## Line Graphs: Training/Test Loss and Local Learning Coefficient vs. Iteration
### Overview
The image contains two side-by-side line graphs. The left graph compares training and test loss across iterations for two learning rates (η = 1×10⁻⁴ and η = 1×10⁻³). The right graph shows the local learning coefficient over iterations for the same learning rates, with shaded confidence intervals.
---
### Components/Axes
#### Left Graph (Train/Test Loss)
- **X-axis**: Iteration (0 to 50,000, linear scale)

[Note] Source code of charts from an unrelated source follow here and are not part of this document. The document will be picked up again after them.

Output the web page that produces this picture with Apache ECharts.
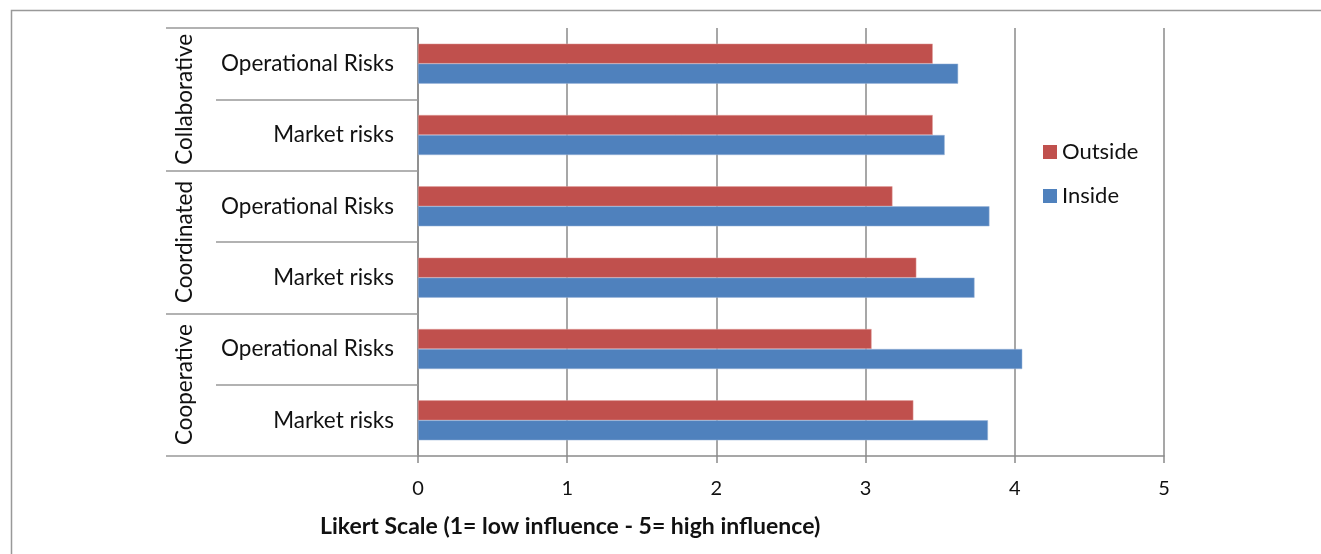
<!DOCTYPE html>
<html>
<head>
<meta charset="utf-8">
<script src="https://cdn.jsdelivr.net/npm/echarts@6/dist/echarts.min.js"></script>
<style>
html,body{margin:0;padding:0;background:#fff;}
#c{width:1321px;height:554px;}
</style>
</head>
<body>
<div id="c"></div>
<script>
const groups = ['Cooperative', 'Coordinated', 'Collaborative'];
const categories = ['Market risks', 'Operational Risks', 'Market risks', 'Operational Risks', 'Market risks', 'Operational Risks'];
const outside = [3.32, 3.04, 3.34, 3.18, 3.45, 3.45];
const inside = [3.82, 4.05, 3.73, 3.83, 3.53, 3.62];
const xTicks = [0, 1, 2, 3, 4, 5];
const axisTitle = 'Likert Scale (1= low influence - 5= high influence)';

const FONT = 'Lato, "Open Sans", sans-serif';
const GRAY = '#8a8a8a';

const chart = echarts.init(document.getElementById('c'), null, {renderer: 'canvas'});
chart.setOption({
  backgroundColor: '#fff',
  animation: false,
  textStyle: {fontFamily: FONT},
  grid: {left: 418, right: 157, top: 28, bottom: 98, containLabel: false},
  legend: {
    data: ['Outside', 'Inside'],
    orient: 'vertical',
    left: 1038, top: 136,
    icon: 'rect', itemWidth: 14, itemHeight: 14, itemGap: 22,
    itemStyle: {borderWidth: 0},
    textStyle: {fontSize: 22, lineHeight: 22, color: '#111', fontFamily: FONT}
  },
  xAxis: {
    type: 'value', min: xTicks[0], max: xTicks[xTicks.length - 1], interval: 1,
    axisLine: {show: true, lineStyle: {color: GRAY, width: 1.5}},
    axisTick: {show: true, length: 7, lineStyle: {color: GRAY, width: 1.5}},
    axisLabel: {fontSize: 20, color: '#111', margin: 23, fontFamily: FONT},
    splitLine: {show: true, lineStyle: {color: GRAY, width: 1.5}}
  },
  yAxis: [
    {
      type: 'category', data: categories, position: 'left',
      axisLine: {show: true, onZero: false, lineStyle: {color: GRAY, width: 1.5}},
      axisTick: {show: true, length: 202, lineStyle: {color: '#999', width: 1.5}},
      axisLabel: {fontSize: 22.5, color: '#111', margin: 24, interval: 0, fontFamily: FONT}
    },
    {
      type: 'category', data: groups, position: 'left', offset: 0,
      axisLine: {show: false},
      axisTick: {show: true, length: 252, lineStyle: {color: '#999', width: 1.5}},
      axisLabel: {fontSize: 22.5, color: '#111', margin: 233, rotate: 90, interval: 0, hideOverlap: false, align: 'center', verticalAlign: 'middle', fontFamily: FONT}
    }
  ],
  series: [
    {
      name: 'Outside', type: 'bar', data: outside, yAxisIndex: 0,
      barWidth: 20, barGap: '0%',
      itemStyle: {color: '#C0504D', borderColor: '#e0a09e', borderWidth: 0.5}
    },
    {
      name: 'Inside', type: 'bar', data: inside, yAxisIndex: 0,
      barWidth: 20, barGap: '0%',
      itemStyle: {color: '#4F81BD', borderColor: '#9bb5d9', borderWidth: 0.5}
    }
  ],
  graphic: [
    {type: 'rect', left: 9, top: 8, shape: {width: 1340, height: 580}, style: {fill: 'none', stroke: '#999', lineWidth: 1.5}, silent: true},
    {type: 'text', left: 320, top: 515, style: {text: axisTitle, font: 'bold 23px ' + FONT, fill: '#111'}}
  ]
});
</script>
</body>
</html>
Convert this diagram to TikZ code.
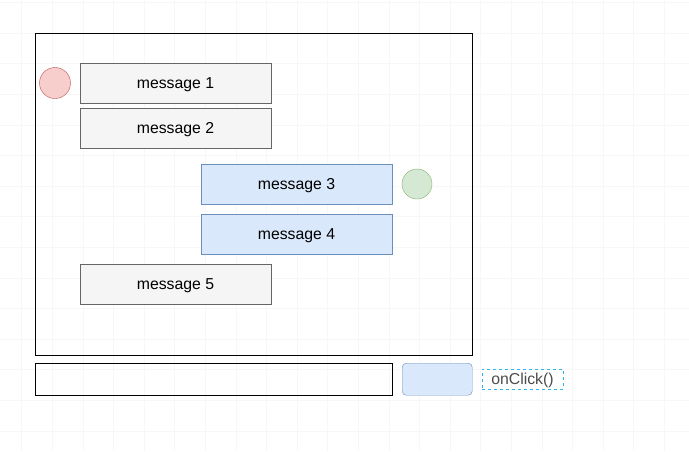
\documentclass[tikz,border=0pt]{standalone}
\usepackage{fontspec}
\setmainfont{Liberation Sans}
\definecolor{greyfill}{HTML}{F5F5F5}
\definecolor{greyline}{HTML}{666666}
\definecolor{bluefill}{HTML}{DAE8FC}
\definecolor{blueline}{HTML}{6C8EBF}
\definecolor{redfill}{HTML}{F8CECC}
\definecolor{redline}{HTML}{B85450}
\definecolor{greenfill}{HTML}{D5E8D4}
\definecolor{greenline}{HTML}{82B366}
\definecolor{selline}{HTML}{29B6F2}
\begin{document}
\begin{tikzpicture}[x=1pt, y=-1pt,
    label text/.style={font=\fontsize{15.8}{18}\selectfont, text height=11.4pt, text depth=0pt},
    msg/.style={draw=greyline, fill=greyfill, minimum width=191pt, minimum height=40pt, label text},
    msgblue/.style={msg, draw=blueline, fill=bluefill},
    dot/.style={circle, minimum size=31pt, inner sep=0pt}]
    \useasboundingbox (0,0) rectangle (689,451);
    \fill [white] (0,0) rectangle (689,451);
    % faint background grid
    \foreach \gx in {0,...,22} \draw [gray!6] (21.5+30.6*\gx, 0) -- (21.5+30.6*\gx, 451);
    \foreach \gy in {-1,...,13} \draw [gray!6] (0, 33+30.6*\gy) -- (689, 33+30.6*\gy);

    \node [draw, minimum width=437pt, minimum height=322pt, anchor=north west] (chat) at (35,33) {};
    \node [msg] (m1) at (175.5,83) {message 1};
    \node [msg] (m2) at (175.5,128) {message 2};
    \node [msgblue] (m3) at (296.5,184) {message 3};
    \node [msgblue] (m4) at (296.5,234) {message 4};
    \node [msg] (m5) at (175.5,284) {message 5};
    \node [dot, draw=redline, fill=redfill] (me) at (55,83) {};
    \node [dot, draw=greenline, fill=greenfill, minimum size=30pt] (you) at (417,184) {};

    \node [draw, minimum width=357pt, minimum height=32pt, anchor=north west] (input) at (35,363) {};
    \node [draw=blueline, fill=bluefill, rounded corners=4pt, minimum width=70pt, minimum height=32pt, anchor=north west] (send) at (402,363) {};
    \node [draw=selline, dashed, minimum width=81pt, minimum height=20pt, text=black!70, label text] (click) at (522.5,379) {onClick()};
\end{tikzpicture}
\end{document}
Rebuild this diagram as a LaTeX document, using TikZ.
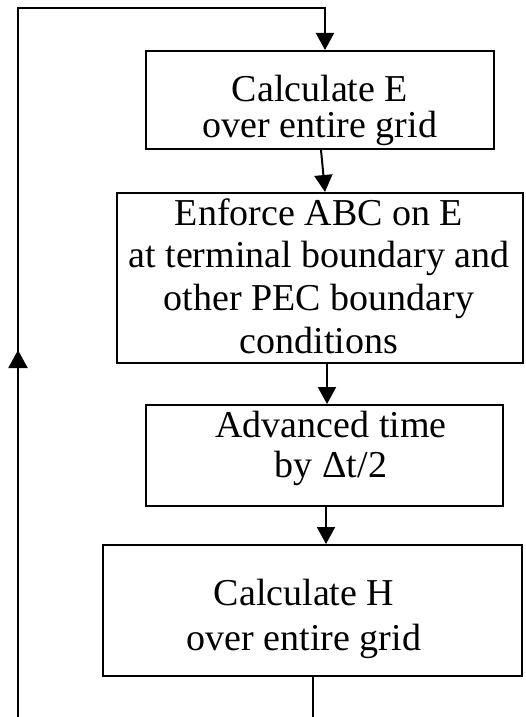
\documentclass[tikz,border=0pt]{standalone}
\usepackage{fontspec}
\setmainfont{Liberation Serif}
\usetikzlibrary{arrows.meta,calc,decorations.markings}
\begin{document}
\begin{tikzpicture}[x=1pt,y=1pt,
  box/.style={draw, line width=2pt, inner sep=0pt},
  txt/.style={inner sep=0pt, align=center},
  tip/.style={-{Triangle[width=18pt,length=17pt]}},
  conn/.style={line width=2pt},
  midup/.style={postaction={decorate}, decoration={markings,
      mark=at position 367pt with {\arrow{Triangle[width=19pt,length=18pt]}}}}
]
\useasboundingbox (0,0) rectangle (525,-717);

% boxes
\node[box, minimum width=348pt, minimum height=98pt]  (b1) at (320,-100) {};
\node[box, minimum width=406pt, minimum height=170pt] (b2) at (320,-278) {};
\node[box, minimum width=357pt, minimum height=101pt] (b3) at (324.5,-455.5) {};
\node[box, minimum width=419pt, minimum height=131pt] (b4) at (312.5,-610.5) {};

% texts
\node[txt, font=\fontsize{38}{36}\selectfont] (t1) at ($(b1.center)+(0,-10)$)
  {Calculate E\\over entire grid};
\node[txt, font=\fontsize{38}{42.7}\selectfont] (t2) at ($(b2.center)+(-1,2)$)
  {Enforce ABC on E\\at terminal boundary and\\other PEC boundary\\conditions};
\node[txt, font=\fontsize{38}{40}\selectfont] (t3) at ($(b3.center)+(6.5,7.5)$)
  {Advanced time\\by Δt/2};
\node[txt, font=\fontsize{38}{45}\selectfont] (t4) at ($(b4.center)+(-8.5,-8)$)
  {Calculate H\\over entire grid};

% helper coordinates
\coordinate (bot) at (312.5,-717);
\coordinate (lb) at (18,-717);
\coordinate (lt) at (18,-8);
\coordinate (rt) at (325,-8);

% connectors
\draw[conn, tip] ($(b1.south)+(1,0)$) -- ($(b2.north)+(5,0)$);
\draw[conn, tip] ($(b2.south)+(7,0)$) -- ($(b3.north)+(2.5,0)$);
\draw[conn, tip] ($(b3.south)+(1.5,0)$) -- ($(b4.north)+(13.5,0)$);
\draw[conn] (b4.south) -- (bot);
\draw[conn, tip, midup] (lb) -- (lt) -- (rt) -- ($(b1.north)+(5,0)$);
\end{tikzpicture}
\end{document}
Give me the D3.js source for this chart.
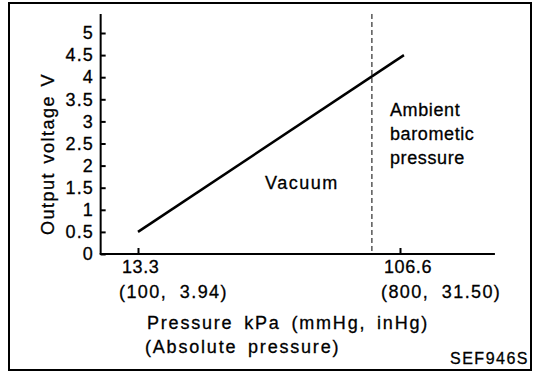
<!DOCTYPE html>
<html>
<head>
<meta charset="utf-8">
<script src="https://cdn.jsdelivr.net/npm/d3@7"></script>
<style>
  body { margin: 0; background: #fff; }
  text { font-family: "Liberation Sans", Arial, sans-serif; fill: #000; stroke: #000; stroke-width: 0.3px; }
</style>
</head>
<body>
<script>
// data
var voltTicks = [0, 0.5, 1, 1.5, 2, 2.5, 3, 3.5, 4, 4.5, 5];
var voltLabels = ["0", "0.5", "1", "1.5", "2", "2.5", "3", "3.5", "4", "4.5", "5"];
var kpaTicks = [13.3, 106.6];
var kpaLabels = ["13.3", "106.6"];
var mmInLabels = ["(100,  3.94)", "(800,  31.50)"];
var linePressure = [13.3, 108];
var lineVoltage = [0.5, 4.5];
var ambientKpa = 96.6;

var w = 560, h = 376;

var svg = d3.select("body").append("svg")
  .attr("width", w)
  .attr("height", h);

function txt(sel, size, ls, ws) {
  return sel.attr("font-size", size + "px")
    .attr("letter-spacing", ls + "px")
    .attr("word-spacing", (ws || 0) + "px");
}

// frame
svg.append("rect")
  .attr("x", 9).attr("y", 3)
  .attr("width", 522).attr("height", 367)
  .attr("fill", "none")
  .attr("stroke", "#000")
  .attr("stroke-width", 2);

var x = d3.scaleLinear().domain([13.3, 106.6]).range([138, 400]);
var y = d3.scaleLinear().domain([0, 5]).range([254, 33]);

// axis lines
svg.append("line")
  .attr("x1", x(0)).attr("x2", x(0))
  .attr("y1", y(0)).attr("y2", y(5.43))
  .attr("stroke", "#000").attr("stroke-width", 2);
svg.append("line")
  .attr("x1", x(0) - 1).attr("x2", x(140.4))
  .attr("y1", y(0)).attr("y2", y(0))
  .attr("stroke", "#000").attr("stroke-width", 2);

// y axis
var yAxis = svg.append("g")
  .attr("transform", "translate(" + x(0) + ",0)")
  .call(d3.axisLeft(y)
    .tickValues(voltTicks)
    .tickSizeInner(-5)
    .tickSizeOuter(0)
    .tickPadding(7)
    .tickFormat(function(d, i) { return voltLabels[i]; }));
yAxis.select(".domain").remove();
yAxis.selectAll("line").attr("stroke", "#000").attr("stroke-width", 2);
txt(yAxis.selectAll("text"), 18, 1)
  .attr("fill", "#000")
  .style("font-family", "Liberation Sans, Arial, sans-serif");

// x axis ticks
var xAxis = svg.append("g")
  .attr("transform", "translate(0," + y(0) + ")")
  .call(d3.axisBottom(x)
    .tickValues(kpaTicks)
    .tickSizeInner(-6)
    .tickSizeOuter(0)
    .tickFormat(""));
xAxis.select(".domain").remove();
xAxis.selectAll("line").attr("stroke", "#000").attr("stroke-width", 2);

txt(svg.selectAll(".kpa")
  .data(kpaTicks)
  .enter()
  .append("text")
  .attr("class", "kpa")
  .attr("x", function(d) { return x(d) - 16; })
  .attr("y", 273), 18, 0.6)
  .text(function(d, i) { return kpaLabels[i]; });

txt(svg.selectAll(".mmin")
  .data(kpaTicks)
  .enter()
  .append("text")
  .attr("class", "mmin")
  .attr("x", function(d) { return x(d) - 19; })
  .attr("y", 298), 18, 1.4)
  .style("white-space", "pre")
  .text(function(d, i) { return mmInLabels[i]; });

// ambient pressure dashed line
svg.append("line")
  .attr("x1", x(ambientKpa)).attr("x2", x(ambientKpa))
  .attr("y1", y(5.43)).attr("y2", y(0))
  .attr("stroke", "#000")
  .attr("stroke-width", 1)
  .attr("stroke-dasharray", "5,3");

// output line
var lineData = linePressure.map(function(p, i) { return [p, lineVoltage[i]]; });
svg.append("path")
  .datum(lineData)
  .attr("fill", "none")
  .attr("stroke", "#000")
  .attr("stroke-width", 2.5)
  .attr("d", d3.line()
    .x(function(d) { return x(d[0]); })
    .y(function(d) { return y(d[1]); }));

// labels
txt(svg.append("text")
  .attr("transform", "translate(54,154) rotate(-90)")
  .attr("text-anchor", "middle"), 18, 1.5, 2)
  .text("Output voltage V");

txt(svg.append("text")
  .attr("x", 265).attr("y", 189), 18, 1.5)
  .text("Vacuum");

var ambient = ["Ambient", "barometic", "pressure"];
txt(svg.selectAll(".amb")
  .data(ambient)
  .enter()
  .append("text")
  .attr("class", "amb")
  .attr("x", 390)
  .attr("y", function(d, i) { return 116 + i * 24; }), 18, 0.6)
  .text(function(d) { return d; });

txt(svg.append("text")
  .attr("x", 147).attr("y", 329), 18, 1.8, 4)
  .text("Pressure kPa (mmHg, inHg)");

txt(svg.append("text")
  .attr("x", 145).attr("y", 353), 18, 1.8, 4)
  .text("(Absolute pressure)");

txt(svg.append("text")
  .attr("x", 529).attr("y", 364)
  .attr("text-anchor", "end"), 16, 1.5)
  .text("SEF946S");
</script>
</body>
</html>
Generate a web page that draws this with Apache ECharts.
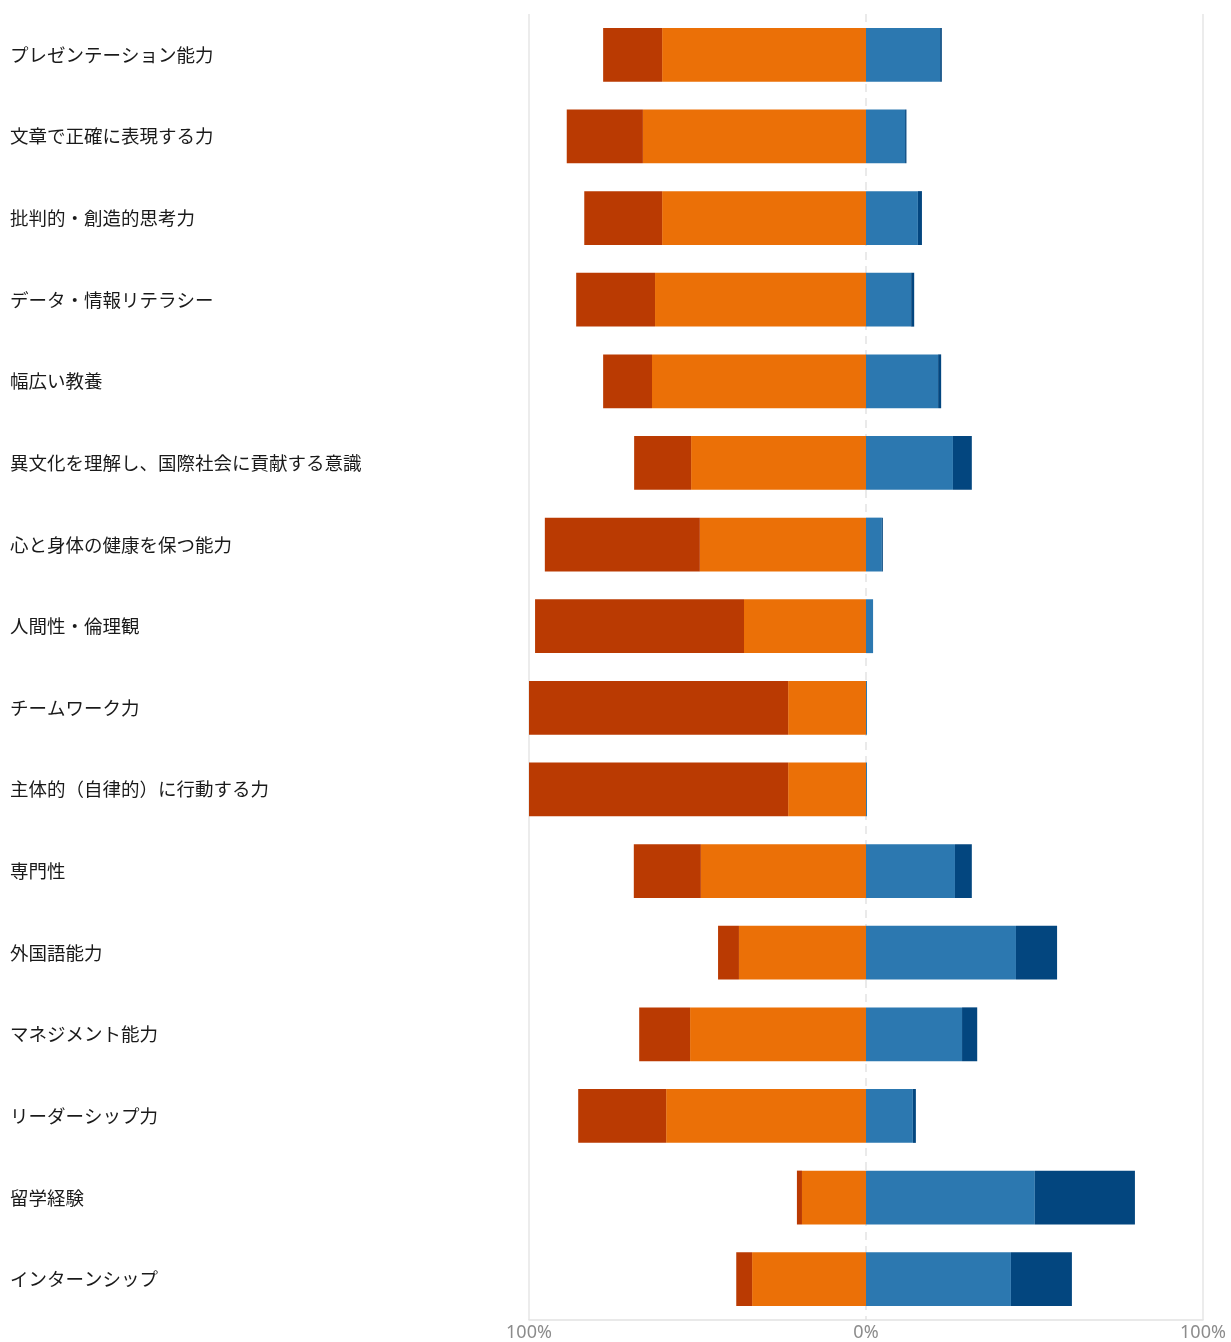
<!DOCTYPE html>
<html>
<head>
<meta charset="utf-8">
<script src="https://cdn.jsdelivr.net/npm/echarts@6/dist/echarts.min.js"></script>
<style>
html,body{margin:0;padding:0;background:#fff;}
#chart{width:1231px;height:1342px;}
</style>
</head>
<body>
<div id="chart"></div>
<script>
const categories = [
  'プレゼンテーション能力',
  '文章で正確に表現する力',
  '批判的・創造的思考力',
  'データ・情報リテラシー',
  '幅広い教養',
  '異文化を理解し、国際社会に貢献する意識',
  '心と身体の健康を保つ能力',
  '人間性・倫理観',
  'チームワーク力',
  '主体的（自律的）に行動する力',
  '専門性',
  '外国語能力',
  'マネジメント能力',
  'リーダーシップ力',
  '留学経験',
  'インターンシップ'
];
// percentages (left side drawn as negative)
const darkRed  = [17.5, 22.6, 23.1, 23.4, 14.5, 16.9, 46.0, 62.0, 76.9, 76.9, 19.9, 6.2, 15.1, 26.1, 1.5, 4.7];
const orange   = [60.5, 66.2, 60.5, 62.6, 63.5, 51.9, 49.3, 36.2, 23.1, 23.1, 49.0, 37.7, 52.2, 59.3, 19.0, 33.8];
const blue     = [22.0, 11.6, 15.4, 13.4, 21.4, 25.8, 4.7, 2.1, 0.3, 0.3, 26.4, 44.5, 28.5, 13.9, 50.1, 43.0];
const darkBlue = [0.5, 0.4, 1.2, 0.9, 0.9, 5.6, 0.3, 0, 0, 0, 5.0, 12.2, 4.5, 0.9, 29.7, 18.1];
const xTicks = [-100, 0, 100];

const chart = echarts.init(document.getElementById('chart'), null, {renderer: 'canvas'});
chart.setOption({
  animation: false,
  grid: {left: 529, right: 28, top: 14, bottom: 21, containLabel: false},
  xAxis: [{
    type: 'value', min: xTicks[0], max: xTicks[2], interval: 100,
    axisLine: {show: true, lineStyle: {color: '#e2e2e2', width: 1.5}},
    axisTick: {show: false},
    axisLabel: {color: '#8c8c8c', fontSize: 18, fontFamily: 'Noto Sans', margin: 4,
      formatter: v => Math.abs(v) + '%'},
    splitLine: {show: true, lineStyle: {color: ['#e6e6e6', 'rgba(0,0,0,0)', '#e6e6e6'], width: 1.5}}
  }, {
    type: 'value', min: xTicks[0], max: xTicks[2], interval: 100, position: 'bottom',
    axisLine: {show: false}, axisTick: {show: false}, axisLabel: {show: false},
    splitLine: {show: true, lineStyle: {color: ['rgba(0,0,0,0)', '#e4e4e4', 'rgba(0,0,0,0)'], type: [8, 6], width: 1.5}}
  }],
  yAxis: {
    type: 'category', data: categories, inverse: true,
    axisLine: {show: false}, axisTick: {show: false},
    axisLabel: {align: 'left', margin: 519, color: '#1a1a1a', fontSize: 18.5,
      fontFamily: 'Noto Sans CJK JP'}
  },
  series: [
    {name: 'orange', type: 'bar', stack: 'all', barWidth: '66%',
     itemStyle: {color: '#EB7007'}, data: orange.map(v => -v)},
    {name: 'darkRed', type: 'bar', stack: 'all',
     itemStyle: {color: '#BA3A02'}, data: darkRed.map(v => -v)},
    {name: 'blue', type: 'bar', stack: 'all',
     itemStyle: {color: '#2C78B0'}, data: blue},
    {name: 'darkBlue', type: 'bar', stack: 'all',
     itemStyle: {color: '#03467F'}, data: darkBlue}
  ]
});
</script>
</body>
</html>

- **Y-axis**: Train and test loss (logarithmic scale, 10⁻⁷ to 10¹)
- **Legend**:
- Blue: η = 1×10⁻⁴ (train)
- Orange: η = 1×10⁻⁴ (test)
- Green: η = 1×10⁻³ (train)
- Red: η = 1×10⁻³ (test)
- **Legend Position**: Top-right corner
#### Right Graph (Local Learning Coefficient)
- **X-axis**: Iteration (0 to 50,000, linear scale)
- **Y-axis**: Local learning coefficient (linear scale, 7.0 to 10.0)
- **Legend**:
- Blue: η = 1×10⁻⁴
- Orange: η = 1×10⁻³
- **Legend Position**: Top-right corner
- **Shaded Regions**: Confidence intervals (blue: narrow, orange: wide)
---
### Detailed Analysis
#### Left Graph (Train/Test Loss)
1. **Training Loss**:
- **η = 1×10⁻⁴ (blue)**: Starts at ~10¹, drops sharply to ~10⁻⁵ by 10,000 iterations, then stabilizes with minor fluctuations.
- **η = 1×10⁻³ (green)**: Starts at ~10⁻¹, decreases to ~10⁻⁵ by 20,000 iterations, then fluctuates around 10⁻⁵–10⁻⁴.
2. **Test Loss**:
- **η = 1×10⁻⁴ (orange)**: Starts at ~10⁻¹, decreases to ~10⁻³ by 10,000 iterations, then stabilizes with minor noise.
- **η = 1×10⁻³ (red)**: Starts at ~10⁻², decreases to ~10⁻⁴ by 20,000 iterations, then exhibits high volatility (spikes to 10⁻²).
#### Right Graph (Local Learning Coefficient)
- **η = 1×10⁻⁴ (blue)**: Starts at ~8.5, rises to ~9.5 by 20,000 iterations, then stabilizes with minor fluctuations (~9.0–9.5).
- **η = 1×10⁻³ (orange)**: Starts at ~8.0, rises to ~9.0 by 20,000 iterations, then stabilizes with wider fluctuations (~8.5–9.5).
- **Confidence Intervals**:
- Blue (η = 1×10⁻⁴): Narrow (~±0.2)
- Orange (η = 1×10⁻³): Wide (~±0.5)
---
### Key Observations
1. **Training/Test Loss**:
- Lower η (1×10⁻⁴) achieves faster and more stable convergence for both training and test loss.
- Higher η (1×10⁻³) shows slower convergence and significant test loss volatility, suggesting potential overfitting or instability.
2. **Local Learning Coefficient**:
- Both η values stabilize around 9.0–9.5 after 20,000 iterations.
- Higher η (1×10⁻³) exhibits greater uncertainty (wider confidence interval), indicating less reliable learning dynamics.
---
### Interpretation
- **Learning Rate Impact**:
- η = 1×10⁻⁴ demonstrates superior performance in terms of faster convergence, lower loss, and stable learning dynamics.
- η = 1×10⁻³ introduces instability, as evidenced by test loss spikes and wider confidence intervals in the learning coefficient.
- **Test Loss Volatility**: The red line (η = 1×10⁻³ test) suggests the model may be overfitting or sensitive to noise at higher learning rates.
- **Confidence Intervals**: The right graph highlights that η = 1×10⁻³ has less predictable learning behavior, which could hinder reliable model training.
This analysis underscores the trade-off between learning rate magnitude and model stability, with lower η favoring robustness and higher η risking erratic performance.